Search code examples
apache-sparkazure-synapse

How to create a Temporary Table in Spark-SQL (not a Temp View)


We're migrating code from T-SQL to Spark SQL; it'd be helpful to have Temp Table equivalents.

An earlier question on this, is answered with Temporary Views.

%%SQL
CREATE OR ALTER TEMP View MyTmpView AS...

But these are literally Views. Most of the time a Spark Temp View can take the place of a SQL Temp Table, but not always.

Example:

  1. Create a Temp View, MyTmpView, of all Employees not in DimEmployee
  2. INSERT all rows from MyTmpView, INTO DimEmployee
  3. Now use MyTmpView for something else (a second INSERT, a JOIN, etc.). You can't - it's empty, since it's a View, which if ran now, would logically return nothing after that INSERT in step 2.

(Sidenote: Our environment is specifically Azure Synapse Spark, if it matters.)

Edit: I accepted an answer - but in reality, in Spark SQL, there are no equivalents to SQL Temp Tables. If one wants, one can go into PySpark dataframes which can provide similar functionality. For our use cases, it would make more sense to work around the limited situations, rather than move into dataframes.


Solution

  • In Spark SQL, you can achieve similar functionality to SQL Temporary Tables using DataFrames or by creating temporary views. However, there are some differences to consider when working with temporary views in Spark, for example when you want to perform multiple operations.

    Temporary Views:

    • Temporary views in Spark are similar to SQL views, as you mentioned.
    • Temporary views are commonly used to represent temporary data for the duration of a Spark session
    • They don't hold data but provide a structured schema on top of an existing DataFrame or dataset.
    • If you perform an operation like an INSERT, the view won't reflect the changes, and it will still return the original data.

    DataFrames:

    • DataFrames are a more suitable option if you need to perform multiple operations on the same data, including INSERTs.
    • DataFrames are distributed collections of data that can be manipulated using Spark SQL operations.
    • You can create a DataFrame from your data source and perform various transformations, including filters, joins, and inserts.

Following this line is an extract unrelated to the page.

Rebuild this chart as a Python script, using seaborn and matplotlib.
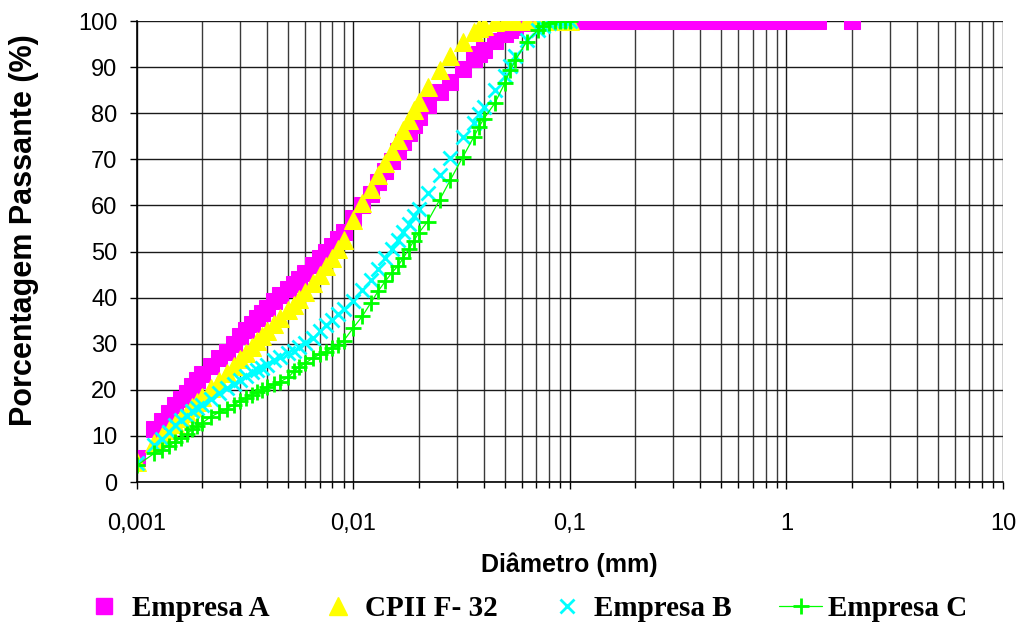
import matplotlib
matplotlib.use("Agg")
import matplotlib.pyplot as plt
import seaborn as sns
import pandas as pd
from matplotlib.ticker import FixedLocator, LogLocator, NullFormatter
from matplotlib.font_manager import FontProperties
from matplotlib.lines import Line2D

# ---------------- data ----------------
# particle diameters (mm) shared by the four samples, up to 0.1 mm
diam_mm = [0.0010, 0.0012, 0.0013, 0.0014, 0.0015, 0.0016, 0.0017, 0.0018, 0.0019, 0.0020,
           0.0022, 0.0024, 0.0026, 0.0028, 0.0030, 0.0032, 0.0034, 0.0036, 0.0038, 0.0040,
           0.0043, 0.0046, 0.0050, 0.0053, 0.0056, 0.0060, 0.0065, 0.0070, 0.0075, 0.0080,
           0.0085, 0.0090, 0.010, 0.011, 0.012, 0.013, 0.014, 0.015, 0.016, 0.017,
           0.018, 0.019, 0.020, 0.022, 0.025, 0.028, 0.032, 0.036, 0.038, 0.040,
           0.045, 0.050, 0.053, 0.056, 0.063, 0.071, 0.075, 0.080, 0.085, 0.090,
           0.095, 0.100]

empresa_a = [5.3, 11.5, 13.2, 15.0, 16.6, 18.0, 19.4, 20.8, 22.2, 23.4,
             25.2, 26.8, 28.2, 30.0, 31.6, 33.0, 34.3, 35.5, 36.7, 37.8,
             39.2, 40.5, 41.9, 43.0, 44.0, 45.4, 47.0, 48.5, 49.8, 51.3,
             52.8, 54.3, 57.3, 60.0, 62.5, 65.0, 67.4, 69.6, 71.7, 73.7,
             75.6, 77.4, 79.2, 81.8, 84.6, 86.7, 89.5, 91.8, 92.8, 93.8,
             95.6, 97.2, 98.1, 98.8, 99.5, 99.9, 100, 100, 100, 100,
             100, 100]
# Empresa A continues at 100 % for coarser diameters
diam_a_coarse_mm = [0.112, 0.125, 0.14, 0.16, 0.18, 0.20, 0.224, 0.25, 0.28, 0.315,
                    0.355, 0.40, 0.45, 0.50, 0.56, 0.63, 0.71, 0.80, 0.90, 1.00,
                    1.12, 1.25, 1.40, 2.00]
empresa_a_coarse = [100, 100, 100, 100, 100, 100, 100, 100, 100, 100,
                    100, 100, 100, 100, 100, 100, 100, 100, 100, 100,
                    100, 100, 100, 100]

cpii_f32 = [4.3, 8.5, 10.0, 11.3, 12.6, 13.8, 15.0, 16.2, 17.3, 18.4,
            20.3, 22.0, 23.6, 25.2, 26.6, 28.0, 29.3, 30.5, 31.6, 32.7,
            34.2, 35.6, 37.3, 38.5, 39.7, 41.3, 43.2, 45.0, 46.8, 48.6,
            50.5, 52.4, 56.8, 60.5, 63.6, 66.5, 69.2, 71.7, 74.1, 76.4,
            78.6, 80.6, 82.5, 85.7, 89.4, 92.4, 95.4, 97.6, 98.4, 99.0,
            99.7, 100, 100, 100, 100, 100, 100, 100, 100, 100,
            100, 100]

empresa_b = [4.2, 8.0, 9.3, 10.9, 12.3, 13.5, 14.4, 15.3, 16.0, 16.7,
             18.1, 19.3, 20.4, 21.3, 22.1, 23.1, 23.8, 24.2, 24.8, 25.4,
             26.4, 27.2, 28.0, 28.5, 29.3, 30.1, 31.3, 32.7, 34.0, 35.2,
             36.5, 37.5, 39.3, 41.6, 43.9, 46.3, 48.5, 50.6, 52.6, 54.3,
             55.9, 57.6, 59.2, 62.7, 66.6, 70.3, 74.9, 77.9, 79.8, 81.3,
             85.0, 88.0, 90.3, 92.4, 95.8, 98.0, 99.0, 99.6, 100, 100,
             100, 100]

empresa_c = [3.6, 6.2, 7.0, 7.8, 8.7, 9.6, 10.4, 11.4, 12.1, 12.8,
             14.2, 15.1, 15.9, 16.8, 17.5, 18.3, 18.9, 19.5, 20.0, 20.6,
             21.2, 21.8, 22.7, 24.0, 24.9, 25.8, 26.9, 27.7, 28.3, 29.0,
             29.8, 30.6, 33.5, 36.0, 38.8, 41.4, 43.5, 45.3, 46.8, 48.6,
             50.5, 52.3, 54.0, 56.5, 61.2, 65.5, 70.5, 74.9, 77.0, 78.8,
             82.2, 86.5, 89.4, 91.5, 95.5, 98.0, 99.0, 99.6, 100, 100,
             100, 100]

series_names = ["Empresa A", "CPII F- 32", "Empresa B", "Empresa C"]
x_ticks = [0.001, 0.01, 0.1, 1, 10]
x_tick_labels = ["0,001", "0,01", "0,1", "1", "10"]
y_ticks = [0, 10, 20, 30, 40, 50, 60, 70, 80, 90, 100]

# ---------------- figure ----------------
sns.set_theme(style="white")
plt.rcParams["font.family"] = ["Liberation Sans", "DejaVu Sans"]
plt.rcParams["text.color"] = "black"
plt.rcParams["axes.labelcolor"] = "black"
plt.rcParams["xtick.color"] = "black"
plt.rcParams["ytick.color"] = "black"

fig = plt.figure(figsize=(10.19, 6.31), dpi=100)
ax = fig.add_axes([0.1344, 0.2361, 0.8499, 0.7306])

df_a = pd.DataFrame({"d": diam_mm + diam_a_coarse_mm, "p": empresa_a + empresa_a_coarse})
df_cp = pd.DataFrame({"d": diam_mm, "p": cpii_f32})
df_b = pd.DataFrame({"d": diam_mm, "p": empresa_b})
df_c = pd.DataFrame({"d": diam_mm, "p": empresa_c})

styles = [
    dict(marker="s", markersize=11, color="#FF00FF", markeredgecolor="#FF00FF", linestyle="none"),
    dict(marker="^", markersize=13, color="#FFFF00", markeredgecolor="#FFFF00", linestyle="none"),
    dict(marker="x", markersize=10, color="#00FFFF", markeredgecolor="#00FFFF",
         markeredgewidth=2.0, linestyle="none"),
    dict(marker="+", markersize=12, color="#00FF00", markeredgecolor="#00FF00",
         markeredgewidth=2.0, linewidth=0.9),
]

common = dict(estimator=None, sort=False, ax=ax, legend=False)
for df, st in zip([df_a, df_cp, df_b, df_c], styles):
    sns.lineplot(data=df, x="d", y="p", **st, **common)

ax.set_xscale("log")
ax.set_xlim(0.001, 10)
ax.set_ylim(0, 100)
ax.xaxis.set_major_locator(FixedLocator(x_ticks))
ax.set_xticklabels(x_tick_labels)
ax.xaxis.set_minor_locator(LogLocator(base=10, subs=[2, 3, 4, 5, 6, 7, 8, 9], numticks=20))
ax.xaxis.set_minor_formatter(NullFormatter())
ax.set_yticks(y_ticks)

ax.set_axisbelow(True)
ax.grid(which="major", axis="both", color="#1a1a1a", linewidth=1.0)
ax.grid(which="minor", axis="x", color="#3a3a3a", linewidth=1.0)

for s in ["top", "right"]:
    ax.spines[s].set_visible(False)
for s in ["left", "bottom"]:
    ax.spines[s].set_color("black")
    ax.spines[s].set_linewidth(1.2)

ax.tick_params(axis="x", which="major", direction="out", length=5, width=1, color="black",
               labelsize=17, labelcolor="black", pad=17, bottom=True)
ax.tick_params(axis="x", which="minor", direction="out", length=4, width=1, color="black",
               bottom=True)
ax.tick_params(axis="y", which="major", direction="out", length=5, width=1, color="black",
               labelsize=17, labelcolor="black", pad=9, left=True)

ax.set_xlabel("Diâmetro (mm)", fontsize=18, fontweight="bold", color="black")
ax.set_ylabel("Porcentagem Passante (%)", fontsize=22, fontweight="bold", color="black")
ax.xaxis.set_label_coords(0.499, -0.18)
ax.xaxis.label.set_va("center")
ax.yaxis.set_label_coords(-0.131, 0.547)
ax.yaxis.label.set_va("center")

handles = [Line2D([], [], **st) for st in styles]
leg = fig.legend(handles, series_names, loc="center", bbox_to_anchor=(0.515, 0.036), ncol=4,
                 frameon=False, prop=FontProperties(family="Liberation Serif", weight="bold", size=21),
                 handlelength=1.5, handletextpad=0.2, columnspacing=1.6)
for t in leg.get_texts():
    t.set_color("black")

fig.savefig("out.png", dpi=100)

    The below is the approach how you can perform the operations you mentioned using DataFrames in Spark SQL:

    from pyspark.sql import SparkSession
    from pyspark.sql import Row
    spark = SparkSession.builder.appName("example").getOrCreate()
    dimEmployee = spark.createDataFrame([
        Row(EmployeeID=1, FirstName="John", LastName="Doe"),
        Row(EmployeeID=2, FirstName="Jane", LastName="Smith"),
        Row(EmployeeID=3, FirstName="Bob", LastName="Johnson")
    ])
    employee_data = spark.createDataFrame([
        Row(EmployeeID=4, FirstName="Alice", LastName="Brown"),
        Row(EmployeeID=5, FirstName="Eva", LastName="Williams"),
        Row(EmployeeID=6, FirstName="Charlie", LastName="Davis")
    ])
    filtered_data = employee_data.exceptAll(dimEmployee)
    display(filtered_data)
    dimEmployee = dimEmployee.union(filtered_data)
    display(dimEmployee)
    other_data = spark.createDataFrame([
        Row(EmployeeID=4, Department="HR"),
        Row(EmployeeID=5, Department="IT"),
        Row(EmployeeID=7, Department="Sales")
    ])
    joined_data = filtered_data.join(other_data, "EmployeeID", "left")
    display(joined_data)
    

    enter image description here

    enter image description here

    enter image description here

    • In the above code Created two DataFrames dimEmployee and employee_data with sample employee data.

    • Filtering the data in employee_data that is not in dimEmployee Using the exceptAll method to filter out rows from employee_data that are present in dimEmployee. The filtered result is stored in the filtered_data DataFrame

    • union the filtered_data DataFrame with the dimEmployee DataFrame,adding the rows from filtered_data to dimEmployee.

    • A new DataFrame other_data with some department information for employees.

    • Join filtered_data with other_data based on the "EmployeeID" column using a left join.

    • The code performs a left join between filtered_data and other_data on the "EmployeeID" column and stores the result in the joined_data DataFrame.